As the discussion surrounding generative AI and its need for regulations intensifies, it is crucial to analyze the potential risks of these models that could perpetuate old biases and barriers to gender equality.
In a 2021 paper titled “On the Dangers of Stochastic Parrots: Can Language Models Be Too Big?,” Google ethics researchers, including Emily M. Bender, Timnit Gebru, Angelina McMillan-Major, and Margaret Mitchell, outlined the risks of large language models (LLMs).
However, both Gebru and Mitchell were forced out from leading the company’s Ethical AI team by Google as a result of their work. In contrast, Geoffrey Hinton, a male researcher, appears to be the only one given the opportunity to normalize discourse around AI risks.
Languages models such as GPT-3, which was initially released in June 2020, mine text from sources that fail to include the voices of demographics such as women, older individuals, and marginalized groups. This results in LLMs’ decision-making, leading to inevitable biases that affect system workings. These models are likely to assimilate worldviews that belong to dominant groups from training data as ‘stochastic parrots.’ Thus, algorithms trained on datasets that do< bold> not< /bold> represent all people are liable to embed harmful stereotypes against women and minorities.

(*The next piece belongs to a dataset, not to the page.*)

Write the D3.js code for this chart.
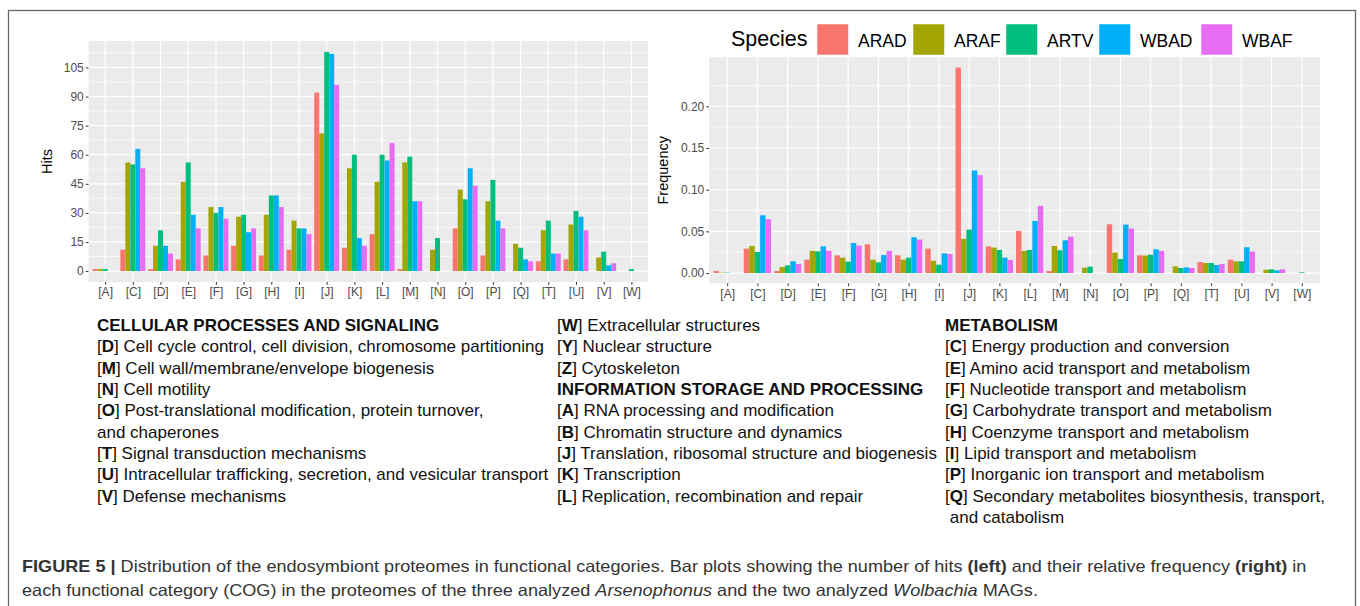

For instance, lenders utilize mortgage approval algorithms that are 40% to 80% more likely to deny borrowers of color than their white counterparts. These algorithms were used because they relied on who had received mortgages in the past, and in the US, past racial discriminations have been embedded in the dataset.
The training data sets of these models are so vast that it becomes difficult to audit them to check for biases. The ethics researchers noted that “A methodology that uses datasets too large to document is, therefore, inherently risky.” Nuances and language usage are critical for social change promotion, which movements like MeToo and Black Lives Matter show. AI trained on datasets scraped from the vast database of the internet that fails to incorporate the anti-sexist and anti-racist vocabulary that movements have worked so hard to develop is disastrous.
On a positive note, algorithmic accountability has increasingly been included in proposed regulations and frameworks. In the EU, a debate is ongoing surrounding whether or not the original developers of models like ChatGPT, classified as general-purpose AI models with multiple intended and unintended purposes, should be subject to the upcoming AI Act.
Women continue to lag behind men in digital and AI skill development, with more than twice as many young men as women aged 16 to 24 in OECD countries fully capable of programming, an essential skill for AI development. On the other hand, female AI talent has grown faster than that of male AI talent, and more and more women are joining AI research and development.
However, AI research is still primarily male-dominated. In 2022, only one in every four researchers publishing globally on AI worldwide was a woman. The issue of the under-representation of women not only limits their economic potential when employers hire AI talent across various sectors, but it also results in less representation in AI publications worldwide and the public debate surrounding AI risks and potential.
As everyone continues speaking about AI risk management, it is critical to address AI’s representation, bias, and discrimination issues adequately. Failure to do so puts female empowerment and progress at risk.
This AI research presents one concerning issue that needs immediate intervention. While generative AI receives robust research and development by researchers, it is essential to ensure that it has built-in guardrails to prevent historical biases from being encoded in its programs.